Ler não é somente um ato intelectual, mas um ato de amor. De amor não apenas à arte como à própria vida. Porque a arte multiplica a vida em infinitos prismas que criam ou desvendam universos inalcançáveis através da rasa textura do cotidiano. Além disso, a arte interpreta, desmascara e aprofunda a realidade que ela mimetiza, descobrindo o seu sentido mais íntimo, aquele que de outra forma permaneceria desconhecido – oculto ou dissimulado. E não se pode menosprezar o enorme e especialíssimo prazer que a arte proporciona. Uma “orgia perpétua”, como queria Flaubert. Porque pode ser renovado com toda intensidade a qualquer momento, dependendo apenas da nossa iniciativa. Cabe-nos decidir quando e como ouviremos as “vozes do silêncio”, de que falava Malraux.

Por isso mesmo é que às vezes me pergunto: por que deveremos optar pela leitura de obras literárias cujos méritos foram reconhecidos pela crítica ou pelas resenhas de maior credibilidade? Essas obras podem não coincidir com o nosso gosto estético. Há grandes escritores que admiramos de forma distante, fria, desinteressada, por não termos com eles nenhum ponto de afinidade. Poderemos lê-los, sim, para formarmos uma opinião a seu respeito, por mera curiosidade ou para suprir lacunas da formação intelectual. Sem o prazer, porém, que buscamos na boa leitura. Isso não prejudica o reconhecimento das façanhas criativas e da engenhosidade desses autores na realização, muitas vezes, de um talentoso projeto literário. Mas, na hora de uma prazerosa leitura, a nossa escolha é outra, sem considerar até mesmo o grau de facilidade ou dificuldade da leitura pela qual optarmos.

Tomo como exemplo um genial escritor russo: Liev Tolstói. Há uma aguda observação de Vladimir Nabokov (“Lições de literatura russa”, Três Estrelas, 2014) sobre ele: “Quando alguém lê Turguêniev, sabe que está lendo Turguêniev.

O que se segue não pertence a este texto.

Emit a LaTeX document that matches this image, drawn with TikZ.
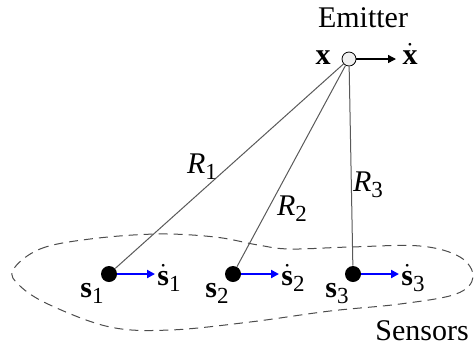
\documentclass[tikz,border=0pt]{standalone}
\usepackage{fontspec}
\setmainfont{Liberation Serif}
\usetikzlibrary{arrows.meta}
\newcommand\lowidx[1]{\raisebox{-0.45ex}{\fontsize{11.5}{12}\selectfont #1}}
\newcommand\dotted[1]{$\dot{\hbox{#1}}$}
\tikzset{
  lbl/.style={inner sep=0pt,anchor=base},
  sensor/.style={circle,fill=black,inner sep=0pt,minimum size=8pt},
  rangeline/.style={gray!70!black,line width=0.5pt},
  vel/.style={blue,line width=1pt,-{Triangle[length=4pt,width=4pt]}}
}
\begin{document}
\begin{tikzpicture}[x=0.5pt,y=-0.5pt,font=\fontsize{15}{17}\selectfont]
\useasboundingbox (0,0) rectangle (474,345);
% emitter with its velocity
\node[circle,draw,fill=gray!12,inner sep=0pt,minimum size=7pt,line width=0.4pt] (em) at (349,59) {};
\node[lbl] (emlab) at (363,27) {Emitter};
\node[lbl] (x) at (323,64) {\textbf{x}};
\node[lbl] (xdot) at (410,64) {\dotted{\textbf{x}}};
\coordinate (xtip) at (396,59);
\draw[line width=0.7pt,-{Triangle[length=4pt,width=4pt]}] (em) -- (xtip);
% sensors with velocities
\foreach \i/\px/\ax/\dx in {1/109/92/169,2/233/217/293,3/353/337/413}{
  \node[sensor] (s\i) at (\px,274) {};
  \node[lbl] (sl\i) at (\ax,297) {\textbf{s}\lowidx{\i}};
  \node[lbl] (sd\i) at (\dx,285) {\dotted{\textbf{s}}\lowidx{\i}};
  \coordinate (st\i) at (\px+46,274);
  \draw[vel] (s\i) -- (st\i);
  \draw[rangeline] (em) -- (s\i);
}
% ranges
\node[lbl] (r1) at (202,173) {\textit{R}\lowidx{1}};
\node[lbl] (r2) at (292,215) {\textit{R}\lowidx{2}};
\node[lbl] (r3) at (368,191) {\textit{R}\lowidx{3}};
% sensor region
\draw[dashed,dash pattern=on 4.5pt off 3pt,line width=0.5pt,gray!60!black]
  plot[smooth cycle,tension=0.6] coordinates {(13,270) (40,249) (90,239) (157,234) (215,237) (258,245) (290,249) (350,247) (420,246) (460,257) (473,277) (456,294) (400,304) (330,311) (250,322) (170,330) (110,327) (50,305) (20,286)};
\node[lbl] (sens) at (422,340) {Sensors};
\end{tikzpicture}
\end{document}
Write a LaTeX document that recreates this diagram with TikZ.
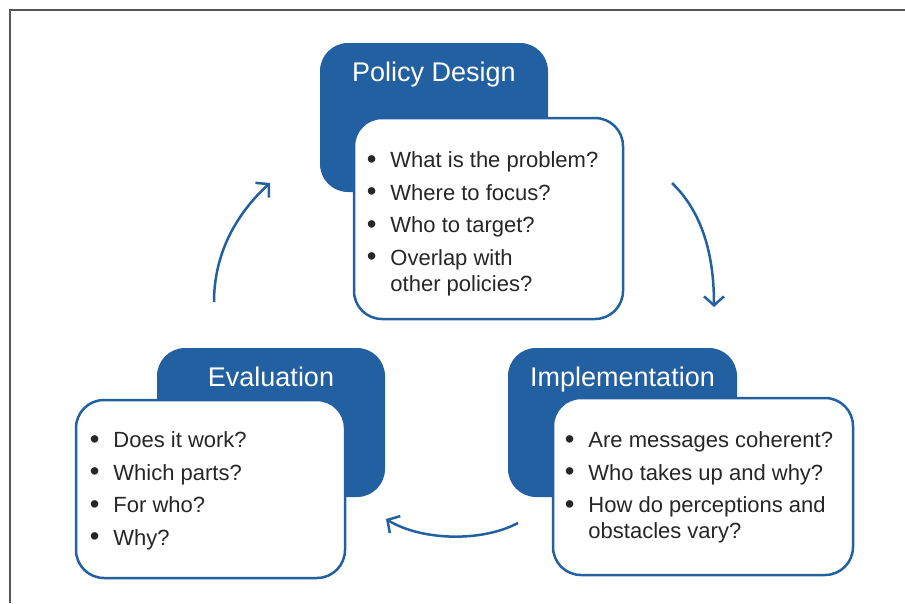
\documentclass[tikz,border=0pt]{standalone}
\usepackage{fontspec}
\setmainfont{Liberation Sans}
\usetikzlibrary{arrows.meta}

\definecolor{cycblue}{HTML}{2260A1}
\definecolor{cyctext}{HTML}{262626}
\definecolor{framegray}{HTML}{555555}

\newcommand{\bl}{\makebox[23.5pt][l]{\raisebox{-0.6pt}{\scalebox{1.25}{\textbullet}}}}

\tikzset{
  tab/.style={rectangle, rounded corners=28pt, fill=cycblue, inner sep=0pt},
  qbox/.style={rectangle, rounded corners=28pt, draw=cycblue, line width=2.5pt, fill=white, inner sep=0pt},
  stage/.style={anchor=base, inner sep=0pt, text=white, font=\fontsize{27}{32}\selectfont},
  qlist/.style={anchor=base west, inner sep=0pt, text=cyctext, font=\fontsize{22}{26}\selectfont},
  cyc/.style={draw=cycblue, line width=2.5pt, -{Straight Barb[length=9pt,width=20pt]}}
}

\begin{document}
\begin{tikzpicture}[x=1pt, y=-1pt]
\useasboundingbox (0,0) rectangle (905,603);
\draw[framegray, line width=1.9pt] (905,10.3) -- (10.3,10.3) -- (10.3,603);

% policy design
\node (pd) at (434,117.5) [tab, minimum width=228pt, minimum height=149pt] {};
\node (pdq) at (488.5,218.5) [qbox, minimum width=269pt, minimum height=201pt] {};
\node (pdt) at ([yshift=-39pt]pd.north) [stage] {Policy Design};
\node (pdl) at ([xshift=14pt, yshift=-51pt]pdq.north west) [qlist]
  {\begin{tabular}[t]{@{}l@{}}
   \bl What is the problem?\\[6.5pt]
   \bl Where to focus?\\[6.5pt]
   \bl Who to target?\\[6.5pt]
   \bl Overlap with\\
   \hspace*{23.5pt}other policies?
   \end{tabular}};

% implementation
\node (im) at (622.5,422.5) [tab, minimum width=229pt, minimum height=149pt] {};
\node (imq) at (703,486.5) [qbox, minimum width=300pt, minimum height=177pt] {};
\node (imt) at ([yshift=-39pt]im.north) [stage] {Implementation};
\node (iml) at ([xshift=13pt, yshift=-51pt]imq.north west) [qlist]
  {\begin{tabular}[t]{@{}l@{}}
   \bl Are messages coherent?\\[6.5pt]
   \bl Who takes up and why?\\[6.5pt]
   \bl How do perceptions and\\
   \hspace*{23.5pt}obstacles vary?
   \end{tabular}};

% evaluation
\node (ev) at (271,422.5) [tab, minimum width=228pt, minimum height=149pt] {};
\node (evq) at (210.5,489) [qbox, minimum width=269pt, minimum height=178pt] {};
\node (evt) at ([yshift=-39pt]ev.north) [stage] {Evaluation};
\node (evl) at ([xshift=15pt, yshift=-49pt]evq.north west) [qlist]
  {\begin{tabular}[t]{@{}l@{}}
   \bl Does it work?\\[6.5pt]
   \bl Which parts?\\[6.5pt]
   \bl For who?\\[6.5pt]
   \bl Why?
   \end{tabular}};

% cycle arrows
\coordinate (pd-out) at (672,183);
\coordinate (im-in) at (714,307);
\coordinate (im-out) at (518,523);
\coordinate (ev-in) at (386,519);
\coordinate (ev-out) at (214,302);
\coordinate (pd-in) at (270,183);

\draw[cyc] (pd-out) .. controls (700,210) and (714,250) .. (im-in);
\draw[cyc] (im-out) .. controls (480,543) and (420,540) .. (ev-in);
\draw[cyc] (ev-out) .. controls (214,255) and (235,215) .. (pd-in);
\end{tikzpicture}
\end{document}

Quando lê Tolstói, lê simplesmente porque não pode parar”. Esse comentário é válido para toda a obra ficcional – romances, novelas e contos – de Tolstói, mas particularmente aplicável em relação a “Anna Kariênina”. Adverte Nabokov: “Embora seja uma das maiores histórias de amor da literatura mundial, ‘Anna Kariênina’ não é apenas um romance que trata de aventuras sentimentais”. Nesse romance, Tolstói trata de questões de “grande interesse para toda a humanidade, em todos os tempos”. É muito fácil conferir: basta escolher uma reedição diretamente do russo de “Anna Kariênina” e começar a leitura. Uma leitura que começando não terminará nunca, porque haverá sempre o apelo de inevitáveis releituras. E releituras com o sabor de primeira leitura.

Causaria espanto se eu dissesse que os usuários do Facebook supervalorizam a poesia? Pois, por mais surpreendente, é a pura verdade. Com base em quê faço essa afirmação? Na quantidade e qualidade de poemas postados, que despertam o interesse e o entusiasmo de pessoas sem qualquer familiaridade com a literatura. É que elas veem na poesia algo mágico que transcende e ilumina a mesmice e insignificância da vida de todos os dias. E com grande razão, uma vez que Joseph Brodsky discerne na poesia “uma forma de desobediência linguística que questiona toda a ordem existencial”.